Once you believe that, and let go of all of the expectations other people have for you, and free yourself from the need for validation, life becomes a whole lot more enjoyable. And if you are going to be alive, don't you want to enjoy it? 





Tuesday, May 13, 2014

{Taking Stock} Part 3

Making : a mess while I start packing
Cooking : meals that use up food in my cupboards
Drinking : sub-part coffee from Starbucks
Reading : Barefoot, a novel that I started a while ago but then forgot about it
Wanting : ice cream from Little Man
Looking: at the unhappy trees from so much snow yesterday
Playing: too much Dice with Buddies
Wasting: the last few sips of coffee (still)
Sewing: pillows for my dad when I was home in March
Wishing: for summer nights around a campfire
Enjoying: the blogging community
Waiting: for money from selling my textbooks
Liking: extra hours at the hair salon as I train new hostesses
Wondering: if my golf clubs and cross country skis will fit in my car
Loving: my amazingly supportive parents (always)
Hoping: for a full-time job
Marveling: at mother nature's capriciousness
Needing: a little more sunshine
Smelling: coffee and fresh baked goods
Wearing: yoga pants and a fleece...in may
Following: God's plan
Noticing: patterns in life
Knowing: that May 29 will be here before I know
Thinking: happy, grateful thoughts
Feeling: content
Bookmarking: charcoal grills on craigslist
Opening: confirmation emails from prospective employers
Giggling: at goofy faces on skype dates



Part one, part two, inspiration

Monday, May 12, 2014

{Monday Inspiration} Mike Rowe's Job Advice

From Mike's Facebook Page

Well, lookie here! I am starting my own little series on this blog of mine.
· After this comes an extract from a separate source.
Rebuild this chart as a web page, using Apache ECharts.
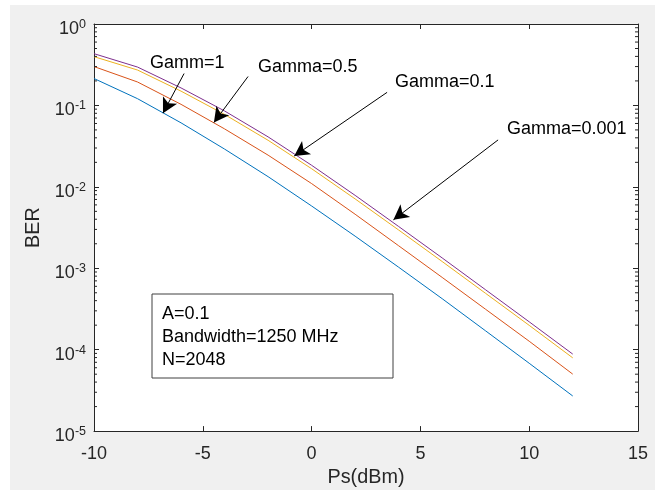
<!DOCTYPE html>
<html>
<head>
<meta charset="utf-8">
<script src="https://cdn.jsdelivr.net/npm/echarts@6/dist/echarts.min.js"></script>
<style>
html, body { margin: 0; padding: 0; background: #ffffff; }
#chart { width: 657px; height: 493px; }
</style>
</head>
<body>
<div id="chart"></div>
<script>
// ---- data ----
const xs = [-10, -8, -6, -4, -2, 0, 2, 4, 6, 8, 10, 12];
const berGamma1 = [0.214, 0.121, 0.0611, 0.0291, 0.01334, 0.00582, 0.00248, 0.00103, 4.23e-4, 1.70e-4, 6.81e-5, 2.70e-5];
const berGamma05 = [0.300, 0.194, 0.1031, 0.0515, 0.0245, 0.01097, 0.00461, 0.00189, 7.72e-4, 3.13e-4, 1.27e-4, 5.01e-5];
const berGamma01 = [0.397, 0.272, 0.1497, 0.0775, 0.0373, 0.0167, 0.00711, 0.00295, 0.00121, 4.91e-4, 1.99e-4, 7.94e-5];
const berGamma0001 = [0.432, 0.296, 0.164, 0.0855, 0.0411, 0.0184, 0.00786, 0.00326, 0.00134, 5.43e-4, 2.20e-4, 8.83e-5];

const xTicks = [-10, -5, 0, 5, 10, 15];
const yMinorTicks = [
  2e-5, 3e-5, 4e-5, 5e-5, 6e-5, 7e-5, 8e-5, 9e-5,
  2e-4, 3e-4, 4e-4, 5e-4, 6e-4, 7e-4, 8e-4, 9e-4,
  2e-3, 3e-3, 4e-3, 5e-3, 6e-3, 7e-3, 8e-3, 9e-3,
  2e-2, 3e-2, 4e-2, 5e-2, 6e-2, 7e-2, 8e-2, 9e-2,
  0.2, 0.3, 0.4, 0.5, 0.6, 0.7, 0.8, 0.9
];

const annotLabels = ['Gamm=1', 'Gamma=0.5', 'Gamma=0.1', 'Gamma=0.001'];
const annotTextPos = [[-7.43, 0.3355], [-2.46, 0.2998], [3.83, 0.1915], [8.98, 0.0513]];
const arrowFrom = [[-5.86, 0.2464], [-2.92, 0.2265], [3.47, 0.1448], [8.57, 0.0377]];
const arrowTo = [[-6.83, 0.0804], [-4.49, 0.0616], [-0.80, 0.02389], [3.76, 0.003935]];

const infoLines = ['A=0.1', 'Bandwidth=1250 MHz', 'N=2048'];

// ---- chart ----
const FONT = "'Liberation Sans', Arial, Helvetica, sans-serif";
const AX = '#262626';
const toPairs = (ys) => xs.map((x, i) => [x, ys[i]]);

const chart = echarts.init(document.getElementById('chart'), null, { renderer: 'canvas' });

function lineSeries(name, ys, color) {
  return {
    name: name, type: 'line', data: toPairs(ys),
    xAxisIndex: 0, yAxisIndex: 0,
    showSymbol: false, symbol: 'none', smooth: false,
    lineStyle: { color: color, width: 1 },
    itemStyle: { color: color },
    silent: true, animation: false, z: 3
  };
}

const option = {
  backgroundColor: '#ffffff',
  animation: false,
  textStyle: { fontFamily: FONT },
  grid: { left: 94, right: 19, top: 24, bottom: 58, show: true, backgroundColor: '#ffffff', borderWidth: 0 },
  xAxis: [
    {
      type: 'value', min: -10, max: 15, interval: 5, position: 'bottom',
      axisLine: { show: true, onZero: false, lineStyle: { color: AX, width: 1 } },
      axisTick: { show: true, inside: true, length: 5, lineStyle: { color: AX } },
      axisLabel: { show: true, margin: 14, color: AX, fontSize: 18, fontFamily: FONT,
        customValues: xTicks },
      splitLine: { show: false },
      name: 'Ps(dBm)', nameLocation: 'middle', nameGap: 30,
      nameTextStyle: { color: AX, fontSize: 19.8, fontFamily: FONT }
    },
    {
      type: 'value', min: -10, max: 15, interval: 5, position: 'top',
      axisLine: { show: true, onZero: false, lineStyle: { color: AX, width: 1 } },
      axisTick: { show: true, inside: true, length: 5, lineStyle: { color: AX } },
      axisLabel: { show: false }, splitLine: { show: false }
    }
  ],
  yAxis: [
    {
      type: 'log', logBase: 10, min: 1e-5, max: 1, splitNumber: 5, position: 'left',
      axisLine: { show: true, onZero: false, lineStyle: { color: AX, width: 1 } },
      axisTick: { show: true, inside: true, length: 5, lineStyle: { color: AX } },
      axisLabel: {
        show: true, margin: 8, color: AX, fontFamily: FONT, padding: [8, 0, 0, 0],
        formatter: function (v) {
          const e = Math.round(Math.log10(v));
          return '{b|10}{s|' + e + '}';
        },
        rich: {
          b: { fontSize: 18, lineHeight: 20, color: AX, fontFamily: FONT, verticalAlign: 'bottom' },
          s: { fontSize: 12.5, lineHeight: 20, color: AX, fontFamily: FONT, verticalAlign: 'top' }
        }
      },
      splitLine: { show: false },
      name: 'BER', nameLocation: 'middle', nameGap: 43, nameRotate: 90,
      nameTextStyle: { color: AX, fontSize: 19.8, fontFamily: FONT }
    },
    {
      type: 'log', logBase: 10, min: 1e-5, max: 1, splitNumber: 5, position: 'right',
      axisLine: { show: true, onZero: false, lineStyle: { color: AX, width: 1 } },
      axisTick: { show: true, inside: true, length: 5, lineStyle: { color: AX } },
      axisLabel: { show: false }, splitLine: { show: false }
    }
  ],
  series: [
    lineSeries('Gamma=1', berGamma1, '#0072BD'),
    lineSeries('Gamma=0.5', berGamma05, '#D95319'),
    lineSeries('Gamma=0.1', berGamma01, '#EDB120'),
    lineSeries('Gamma=0.001', berGamma0001, '#7E2F8E'),
    {
      name: 'minorTicks', type: 'custom', xAxisIndex: 0, yAxisIndex: 0,
      data: yMinorTicks.map(v => [-10, v]),
      silent: true, animation: false, clip: false, z: 4,
      renderItem: function (params, api) {
        const y = api.coord([-10, api.value(1)])[1];
        const cs = params.coordSys;
        return {
          type: 'group',
          children: [
            { type: 'line', shape: { x1: cs.x, y1: y, x2: cs.x + 3, y2: y }, style: { stroke: AX, lineWidth: 1 } },
            { type: 'line', shape: { x1: cs.x + cs.width - 3, y1: y, x2: cs.x + cs.width, y2: y }, style: { stroke: AX, lineWidth: 1 } }
          ]
        };
      }
    },
    {
      name: 'annotations', type: 'line', data: [], xAxisIndex: 0, yAxisIndex: 0,
      silent: true, animation: false, z: 6,
      markLine: {
        silent: true, animation: false,
        symbol: ['none', 'arrow'], symbolSize: [12, 15],
        lineStyle: { color: '#000000', width: 1, type: 'solid' },
        label: { show: false },
        emphasis: { disabled: true },
        data: arrowFrom.map((p, i) => [{ coord: p }, { coord: arrowTo[i] }])
      },
      markPoint: {
        silent: true, animation: false,
        symbol: 'circle', symbolSize: 0,
        itemStyle: { color: 'rgba(0,0,0,0)' },
        label: {
          show: true, position: [0, 0], align: 'left', verticalAlign: 'middle',
          color: '#000000', fontSize: 18, fontFamily: FONT,
          formatter: function (p) { return p.name; }
        },
        data: annotLabels.map((t, i) => ({ name: t, coord: annotTextPos[i] }))
      }
    }
  ],
  graphic: [
    { type: 'rect', z: -10, silent: true, shape: { x: 10, y: 5, width: 645, height: 485 }, style: { fill: '#f0f0f0' } },
    { type: 'rect', z: 100, silent: true, shape: { x: 152, y: 294, width: 241, height: 84 }, style: { fill: '#ffffff', stroke: '#404040', lineWidth: 1 } },
    { type: 'text', z: 101, silent: true, x: 162, y: 302,
      style: { text: infoLines.join('\n'), fill: '#000000', fontSize: 18, fontFamily: FONT, lineHeight: 23.3, textVerticalAlign: 'top', textAlign: 'left' } }
  ]
};

chart.setOption(option);
</script>
</body>
</html>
Slowly, but surely, I'm determined to make this space of mine more organized. As I get ready to start the next chapter in my life, one that I am certain will be exciting and filled with all sorts of fun changes, I want to be able to document it all. I love looking back on blog posts and remembering moments in time. 

In order to make blogging more of a habit, I'm going to try to do different series so I always have something to write about. Starting today, Monday posts will share something that has been inspiring to me.

This week's inspiration comes from none other than Mike Rowe, of Dirty Jobs fame. A fan asked Mike for advice on finding the right career for himself. Mike's response is honest, realistic, and to the point. As I currently spend a few hours a day applying for jobs, I appreciate this perspective. I may not find a career in my field right away, the first job I get back in Wisconsin may not be "fulfilling" in the way I hope, but if we're being honest, what I really need right now is financial stability, not pure bliss in a career. 

My favorite excerpt from the response:
Stop looking for the “right” career, and start looking for a job. Any job. Forget about what you like. Focus on what’s available. Get yourself hired. Show up early. Stay late. Volunteer for the scut work. Become indispensable. You can always quit later, and be no worse off than you are today. But don’t waste another year looking for a career that doesn’t exist. And most of all, stop worrying about your happiness. Happiness does not come from a job. It comes from knowing what you truly value, and behaving in a way that’s consistent with those beliefs.